◆ TASK BRIEF
Give nothing except the number of lines containing the word "code".

◆ EXERCISE MATERIAL
※ ※ ※
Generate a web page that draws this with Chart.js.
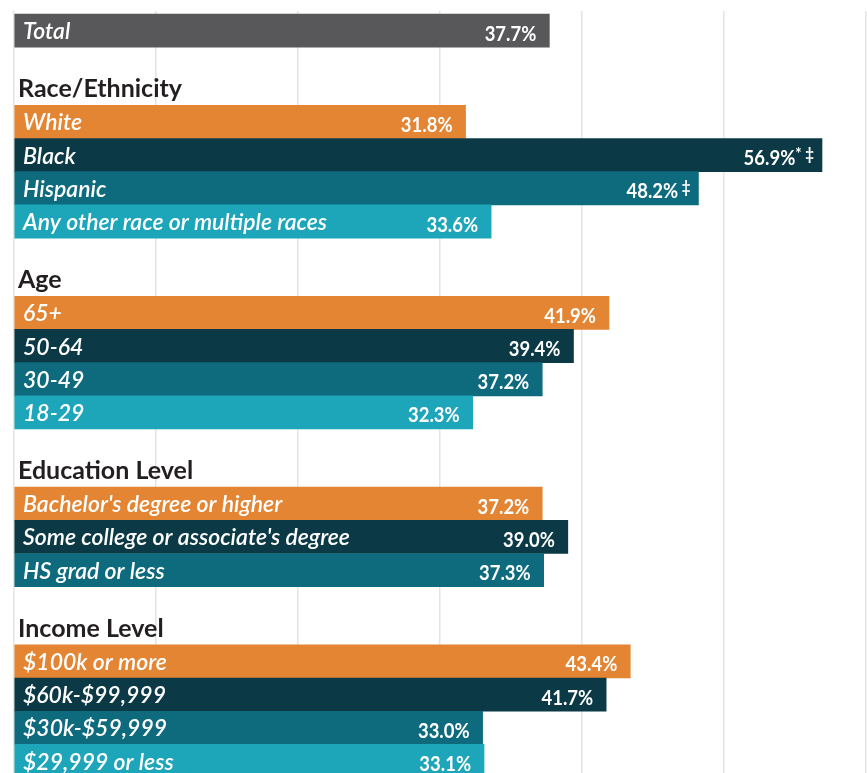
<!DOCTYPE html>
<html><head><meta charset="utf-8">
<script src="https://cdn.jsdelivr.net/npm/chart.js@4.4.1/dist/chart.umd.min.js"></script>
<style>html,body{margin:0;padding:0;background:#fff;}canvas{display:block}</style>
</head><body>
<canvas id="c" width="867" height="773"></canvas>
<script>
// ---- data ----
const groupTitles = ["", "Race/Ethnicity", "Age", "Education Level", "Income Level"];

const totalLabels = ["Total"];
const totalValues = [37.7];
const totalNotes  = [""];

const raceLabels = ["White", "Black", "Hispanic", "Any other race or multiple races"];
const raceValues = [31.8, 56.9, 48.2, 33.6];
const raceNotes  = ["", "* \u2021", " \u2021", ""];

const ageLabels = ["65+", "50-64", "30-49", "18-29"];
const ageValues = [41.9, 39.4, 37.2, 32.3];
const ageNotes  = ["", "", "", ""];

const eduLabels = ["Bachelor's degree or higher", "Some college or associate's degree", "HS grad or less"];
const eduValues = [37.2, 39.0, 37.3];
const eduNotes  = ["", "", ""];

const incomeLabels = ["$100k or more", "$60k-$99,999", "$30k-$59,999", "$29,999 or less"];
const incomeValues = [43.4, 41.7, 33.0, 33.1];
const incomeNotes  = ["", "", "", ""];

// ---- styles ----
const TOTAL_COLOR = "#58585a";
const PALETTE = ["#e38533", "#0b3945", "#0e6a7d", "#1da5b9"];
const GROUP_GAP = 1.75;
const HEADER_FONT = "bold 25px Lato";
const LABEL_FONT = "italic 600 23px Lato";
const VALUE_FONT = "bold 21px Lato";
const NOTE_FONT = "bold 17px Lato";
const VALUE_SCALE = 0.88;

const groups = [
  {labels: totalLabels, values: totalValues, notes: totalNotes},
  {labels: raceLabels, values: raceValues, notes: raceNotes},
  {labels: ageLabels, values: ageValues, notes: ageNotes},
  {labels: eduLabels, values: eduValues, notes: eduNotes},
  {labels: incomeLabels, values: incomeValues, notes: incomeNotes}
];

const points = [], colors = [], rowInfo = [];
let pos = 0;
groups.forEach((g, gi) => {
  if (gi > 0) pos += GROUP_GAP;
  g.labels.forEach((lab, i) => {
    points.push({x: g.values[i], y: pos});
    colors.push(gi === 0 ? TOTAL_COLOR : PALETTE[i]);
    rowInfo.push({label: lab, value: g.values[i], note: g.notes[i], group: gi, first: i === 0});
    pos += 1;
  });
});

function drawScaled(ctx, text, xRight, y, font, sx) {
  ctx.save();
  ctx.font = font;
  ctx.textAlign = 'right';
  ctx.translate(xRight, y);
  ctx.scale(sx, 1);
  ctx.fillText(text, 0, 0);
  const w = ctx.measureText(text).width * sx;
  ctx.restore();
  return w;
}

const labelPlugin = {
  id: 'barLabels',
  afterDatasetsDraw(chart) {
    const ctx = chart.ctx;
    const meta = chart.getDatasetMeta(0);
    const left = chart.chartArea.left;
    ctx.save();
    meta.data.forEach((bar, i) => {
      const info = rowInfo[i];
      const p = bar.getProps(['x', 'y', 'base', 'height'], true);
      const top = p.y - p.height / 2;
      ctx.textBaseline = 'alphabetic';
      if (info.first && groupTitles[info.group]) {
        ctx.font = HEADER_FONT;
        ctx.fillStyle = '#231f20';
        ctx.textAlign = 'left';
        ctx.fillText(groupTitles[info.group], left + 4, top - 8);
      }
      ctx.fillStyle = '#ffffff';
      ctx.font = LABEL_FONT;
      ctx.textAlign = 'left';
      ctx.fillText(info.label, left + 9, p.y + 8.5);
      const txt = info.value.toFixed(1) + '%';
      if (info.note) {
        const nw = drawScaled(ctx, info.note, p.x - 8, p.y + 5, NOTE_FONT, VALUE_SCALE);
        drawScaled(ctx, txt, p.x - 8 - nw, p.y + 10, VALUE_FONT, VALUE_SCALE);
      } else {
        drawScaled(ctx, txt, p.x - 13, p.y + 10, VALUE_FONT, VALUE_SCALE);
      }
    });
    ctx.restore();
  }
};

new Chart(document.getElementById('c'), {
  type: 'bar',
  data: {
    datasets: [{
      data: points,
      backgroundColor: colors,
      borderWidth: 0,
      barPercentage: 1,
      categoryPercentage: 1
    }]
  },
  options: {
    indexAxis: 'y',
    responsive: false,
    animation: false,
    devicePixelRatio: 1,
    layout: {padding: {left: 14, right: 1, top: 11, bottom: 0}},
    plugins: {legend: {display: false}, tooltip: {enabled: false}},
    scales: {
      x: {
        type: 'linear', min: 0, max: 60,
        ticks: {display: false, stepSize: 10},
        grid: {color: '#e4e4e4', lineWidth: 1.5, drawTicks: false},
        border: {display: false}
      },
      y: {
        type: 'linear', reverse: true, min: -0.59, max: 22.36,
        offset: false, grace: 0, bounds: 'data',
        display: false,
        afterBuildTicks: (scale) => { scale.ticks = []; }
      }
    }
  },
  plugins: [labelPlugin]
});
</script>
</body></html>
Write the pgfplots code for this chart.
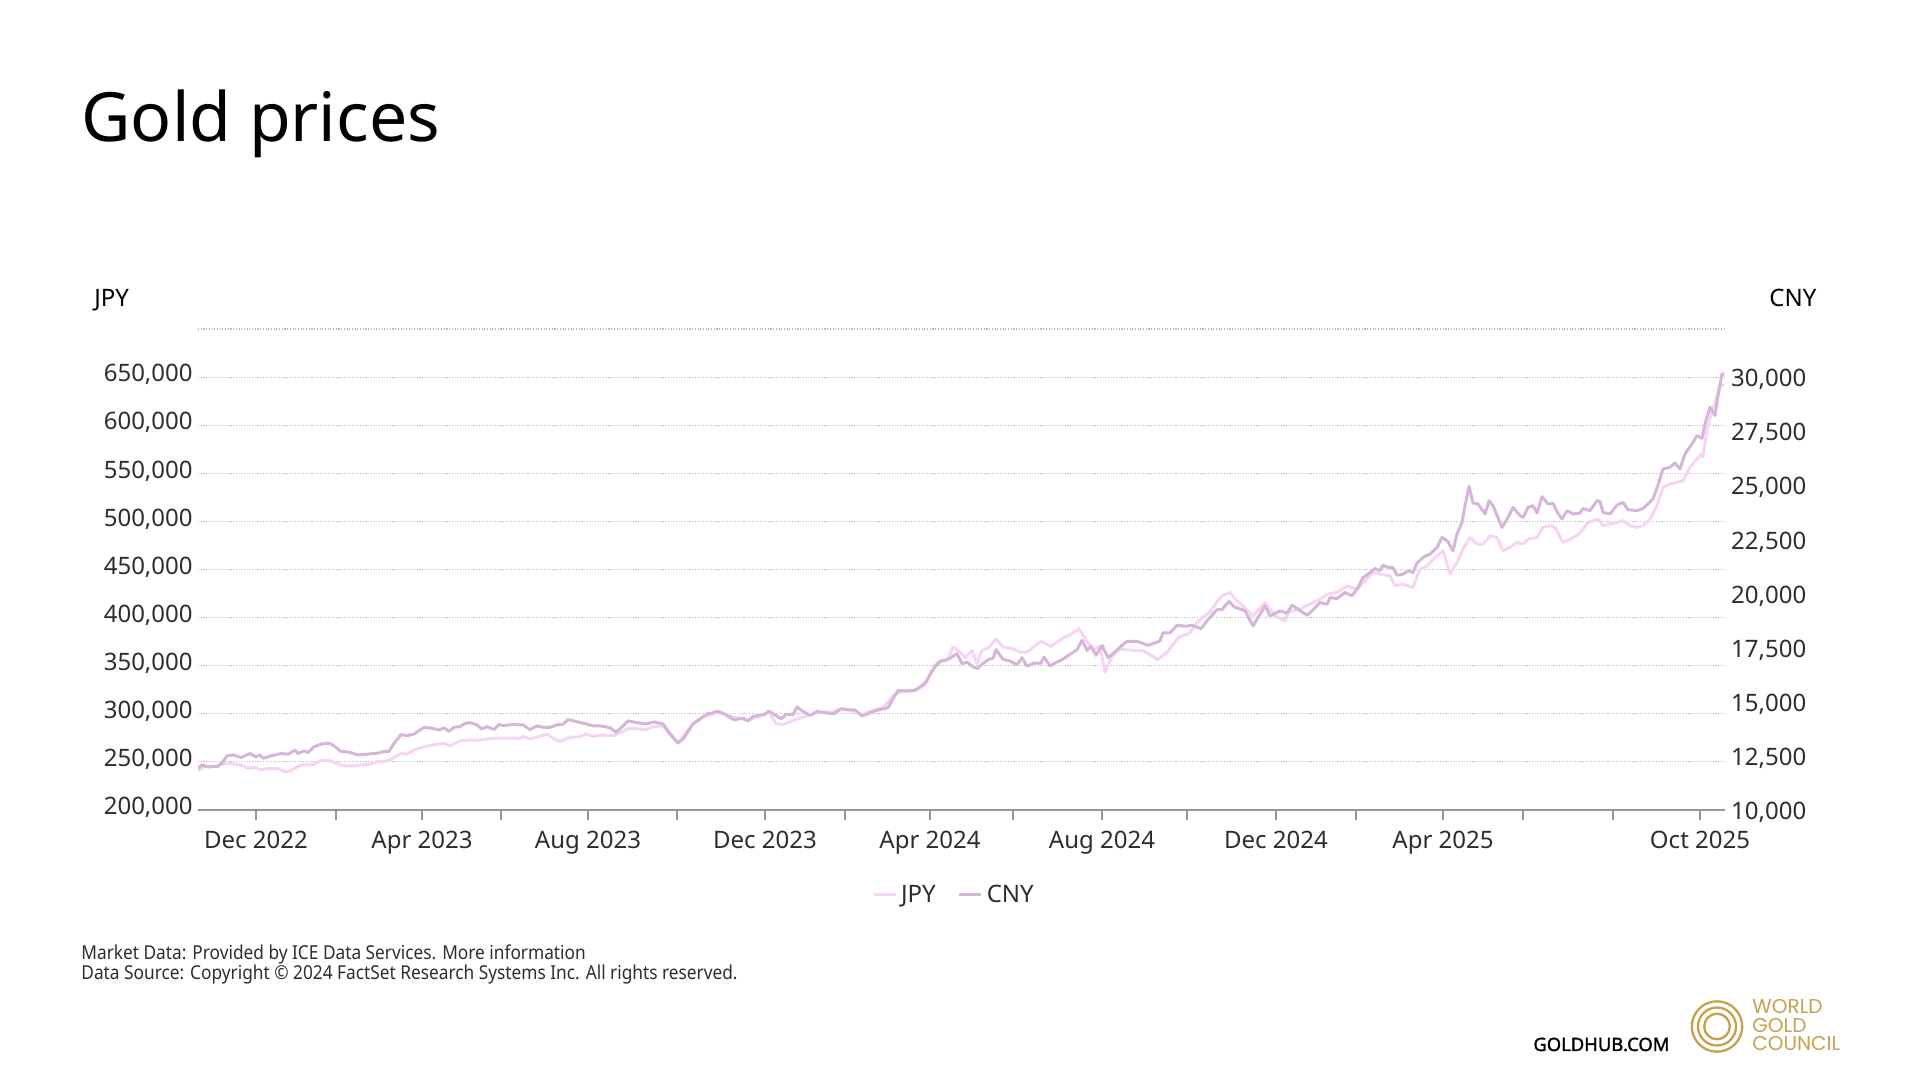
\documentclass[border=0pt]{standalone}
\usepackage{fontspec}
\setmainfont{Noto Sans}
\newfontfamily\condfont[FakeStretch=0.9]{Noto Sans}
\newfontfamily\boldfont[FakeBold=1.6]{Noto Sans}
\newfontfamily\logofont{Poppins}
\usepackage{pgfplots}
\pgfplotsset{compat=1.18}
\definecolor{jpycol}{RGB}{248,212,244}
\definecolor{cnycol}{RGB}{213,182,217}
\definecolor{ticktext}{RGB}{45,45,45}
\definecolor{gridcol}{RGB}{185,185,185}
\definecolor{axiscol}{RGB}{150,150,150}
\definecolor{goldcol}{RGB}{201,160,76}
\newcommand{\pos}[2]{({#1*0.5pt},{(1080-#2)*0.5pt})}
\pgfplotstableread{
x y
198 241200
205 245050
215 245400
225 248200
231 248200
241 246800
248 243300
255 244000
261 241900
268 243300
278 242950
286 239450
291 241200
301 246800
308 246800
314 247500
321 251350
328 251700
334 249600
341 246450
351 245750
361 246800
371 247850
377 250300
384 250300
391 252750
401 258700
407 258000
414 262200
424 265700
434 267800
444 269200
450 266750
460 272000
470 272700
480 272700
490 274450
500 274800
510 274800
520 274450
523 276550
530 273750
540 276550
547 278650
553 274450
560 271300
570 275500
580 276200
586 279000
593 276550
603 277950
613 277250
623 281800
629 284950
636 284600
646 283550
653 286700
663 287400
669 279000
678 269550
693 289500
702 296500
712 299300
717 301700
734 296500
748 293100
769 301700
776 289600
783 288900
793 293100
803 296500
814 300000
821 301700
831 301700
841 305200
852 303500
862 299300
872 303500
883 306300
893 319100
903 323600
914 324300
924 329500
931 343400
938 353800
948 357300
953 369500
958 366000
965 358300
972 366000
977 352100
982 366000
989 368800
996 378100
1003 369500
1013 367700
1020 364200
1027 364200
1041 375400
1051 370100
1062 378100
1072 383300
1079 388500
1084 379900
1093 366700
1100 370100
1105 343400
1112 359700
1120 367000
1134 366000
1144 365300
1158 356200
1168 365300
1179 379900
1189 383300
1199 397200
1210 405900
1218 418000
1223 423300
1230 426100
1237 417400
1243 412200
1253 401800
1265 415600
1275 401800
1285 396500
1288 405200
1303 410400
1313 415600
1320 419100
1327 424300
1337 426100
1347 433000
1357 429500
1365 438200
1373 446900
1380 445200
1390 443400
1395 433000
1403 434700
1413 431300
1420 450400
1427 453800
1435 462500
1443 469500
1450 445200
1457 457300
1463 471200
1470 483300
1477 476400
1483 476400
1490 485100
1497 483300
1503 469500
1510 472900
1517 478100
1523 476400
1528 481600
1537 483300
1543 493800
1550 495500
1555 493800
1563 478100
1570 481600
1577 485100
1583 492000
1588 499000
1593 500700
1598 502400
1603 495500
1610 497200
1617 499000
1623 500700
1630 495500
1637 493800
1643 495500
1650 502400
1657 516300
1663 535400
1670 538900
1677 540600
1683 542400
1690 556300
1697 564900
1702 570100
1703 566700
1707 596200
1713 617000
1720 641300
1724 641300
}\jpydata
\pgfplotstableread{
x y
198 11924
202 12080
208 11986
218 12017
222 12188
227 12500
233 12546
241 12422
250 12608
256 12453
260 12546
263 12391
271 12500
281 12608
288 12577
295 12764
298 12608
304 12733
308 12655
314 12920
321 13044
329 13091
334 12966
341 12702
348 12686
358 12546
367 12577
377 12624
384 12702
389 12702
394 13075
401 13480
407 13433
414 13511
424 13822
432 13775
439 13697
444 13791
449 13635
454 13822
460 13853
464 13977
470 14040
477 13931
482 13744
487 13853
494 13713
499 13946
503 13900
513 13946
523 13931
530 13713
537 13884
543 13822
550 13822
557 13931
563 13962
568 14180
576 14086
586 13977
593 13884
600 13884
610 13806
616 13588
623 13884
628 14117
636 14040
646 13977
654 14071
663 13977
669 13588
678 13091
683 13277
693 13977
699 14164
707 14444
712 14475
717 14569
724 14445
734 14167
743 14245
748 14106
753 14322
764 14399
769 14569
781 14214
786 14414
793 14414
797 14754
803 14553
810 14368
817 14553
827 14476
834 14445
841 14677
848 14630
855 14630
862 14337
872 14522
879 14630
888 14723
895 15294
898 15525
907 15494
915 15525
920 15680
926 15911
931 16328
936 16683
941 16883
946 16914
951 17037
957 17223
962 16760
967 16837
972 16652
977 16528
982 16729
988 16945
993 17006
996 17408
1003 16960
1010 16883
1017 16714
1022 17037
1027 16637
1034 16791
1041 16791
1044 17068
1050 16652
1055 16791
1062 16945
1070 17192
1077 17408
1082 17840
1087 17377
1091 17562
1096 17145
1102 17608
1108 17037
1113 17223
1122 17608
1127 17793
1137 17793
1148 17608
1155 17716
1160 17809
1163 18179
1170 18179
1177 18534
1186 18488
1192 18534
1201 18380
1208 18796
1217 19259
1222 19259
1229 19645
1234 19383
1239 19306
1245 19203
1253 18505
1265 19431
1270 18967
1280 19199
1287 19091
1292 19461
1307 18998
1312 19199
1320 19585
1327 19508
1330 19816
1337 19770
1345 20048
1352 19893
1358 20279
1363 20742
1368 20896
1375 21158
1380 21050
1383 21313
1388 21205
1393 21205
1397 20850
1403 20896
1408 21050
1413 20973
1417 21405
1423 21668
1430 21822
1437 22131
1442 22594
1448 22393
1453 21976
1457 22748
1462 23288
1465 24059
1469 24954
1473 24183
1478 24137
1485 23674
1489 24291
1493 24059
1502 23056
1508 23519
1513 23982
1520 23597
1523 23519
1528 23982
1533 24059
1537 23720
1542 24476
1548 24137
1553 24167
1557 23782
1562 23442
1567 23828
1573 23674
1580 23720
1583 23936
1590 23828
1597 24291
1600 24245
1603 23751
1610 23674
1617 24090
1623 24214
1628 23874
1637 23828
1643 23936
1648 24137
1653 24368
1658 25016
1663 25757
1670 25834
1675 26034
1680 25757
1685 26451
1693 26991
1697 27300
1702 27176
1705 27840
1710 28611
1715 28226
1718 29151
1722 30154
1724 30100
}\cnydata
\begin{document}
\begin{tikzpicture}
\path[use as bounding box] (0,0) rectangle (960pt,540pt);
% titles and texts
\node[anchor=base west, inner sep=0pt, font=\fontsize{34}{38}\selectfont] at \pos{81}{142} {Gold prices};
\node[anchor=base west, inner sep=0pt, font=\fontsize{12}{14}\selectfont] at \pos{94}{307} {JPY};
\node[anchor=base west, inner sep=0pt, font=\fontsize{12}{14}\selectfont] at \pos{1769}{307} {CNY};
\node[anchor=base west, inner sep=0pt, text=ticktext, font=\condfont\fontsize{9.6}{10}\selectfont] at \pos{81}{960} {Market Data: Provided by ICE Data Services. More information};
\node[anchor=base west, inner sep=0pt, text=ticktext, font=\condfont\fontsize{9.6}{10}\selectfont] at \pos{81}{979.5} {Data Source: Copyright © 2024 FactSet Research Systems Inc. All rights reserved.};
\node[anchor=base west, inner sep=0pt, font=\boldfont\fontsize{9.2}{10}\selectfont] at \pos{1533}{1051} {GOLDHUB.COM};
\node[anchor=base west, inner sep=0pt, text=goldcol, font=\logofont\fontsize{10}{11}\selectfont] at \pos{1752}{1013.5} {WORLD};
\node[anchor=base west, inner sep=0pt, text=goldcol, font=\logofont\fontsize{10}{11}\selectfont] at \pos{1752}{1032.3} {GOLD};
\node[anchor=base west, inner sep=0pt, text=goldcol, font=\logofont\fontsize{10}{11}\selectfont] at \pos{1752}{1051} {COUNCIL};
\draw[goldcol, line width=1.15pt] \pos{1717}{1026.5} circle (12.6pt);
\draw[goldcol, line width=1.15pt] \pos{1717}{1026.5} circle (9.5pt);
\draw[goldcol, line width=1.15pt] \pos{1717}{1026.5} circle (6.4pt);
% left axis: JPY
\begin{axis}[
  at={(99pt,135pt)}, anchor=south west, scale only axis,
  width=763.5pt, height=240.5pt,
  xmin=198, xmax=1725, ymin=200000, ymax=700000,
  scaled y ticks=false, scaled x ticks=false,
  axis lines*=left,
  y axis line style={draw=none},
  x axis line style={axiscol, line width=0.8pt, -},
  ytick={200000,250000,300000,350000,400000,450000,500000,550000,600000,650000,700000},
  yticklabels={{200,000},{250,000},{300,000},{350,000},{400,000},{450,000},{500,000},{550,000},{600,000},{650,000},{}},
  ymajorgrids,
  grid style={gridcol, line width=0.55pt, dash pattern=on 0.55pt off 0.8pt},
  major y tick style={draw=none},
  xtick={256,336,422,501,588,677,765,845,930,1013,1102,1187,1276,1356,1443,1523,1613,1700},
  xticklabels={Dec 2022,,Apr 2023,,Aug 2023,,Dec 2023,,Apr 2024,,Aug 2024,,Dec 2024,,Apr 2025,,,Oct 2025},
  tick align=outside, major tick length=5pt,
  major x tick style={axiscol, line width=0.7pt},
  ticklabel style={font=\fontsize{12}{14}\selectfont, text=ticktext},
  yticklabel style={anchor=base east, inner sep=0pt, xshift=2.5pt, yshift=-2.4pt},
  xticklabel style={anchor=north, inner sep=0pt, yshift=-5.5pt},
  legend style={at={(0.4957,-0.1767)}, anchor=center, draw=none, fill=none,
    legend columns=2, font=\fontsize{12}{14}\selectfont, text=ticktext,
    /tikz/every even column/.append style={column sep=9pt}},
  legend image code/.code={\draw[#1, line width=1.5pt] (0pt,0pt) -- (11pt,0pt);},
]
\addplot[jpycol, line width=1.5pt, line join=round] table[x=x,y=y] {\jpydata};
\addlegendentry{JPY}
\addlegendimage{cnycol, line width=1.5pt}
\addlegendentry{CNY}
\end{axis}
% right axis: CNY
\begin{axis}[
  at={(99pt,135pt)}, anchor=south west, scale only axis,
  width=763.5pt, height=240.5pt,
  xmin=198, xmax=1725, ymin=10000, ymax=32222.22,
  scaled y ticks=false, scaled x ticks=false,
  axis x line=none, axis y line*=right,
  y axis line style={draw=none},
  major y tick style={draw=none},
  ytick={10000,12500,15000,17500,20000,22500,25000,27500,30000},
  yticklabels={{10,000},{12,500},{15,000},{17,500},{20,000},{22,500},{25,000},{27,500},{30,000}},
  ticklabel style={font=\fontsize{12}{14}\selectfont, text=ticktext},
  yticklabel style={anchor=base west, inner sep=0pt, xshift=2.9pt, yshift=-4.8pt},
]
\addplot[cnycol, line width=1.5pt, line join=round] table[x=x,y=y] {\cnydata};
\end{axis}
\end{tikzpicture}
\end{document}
※ ※ ※
◆ FINISHED TASK
2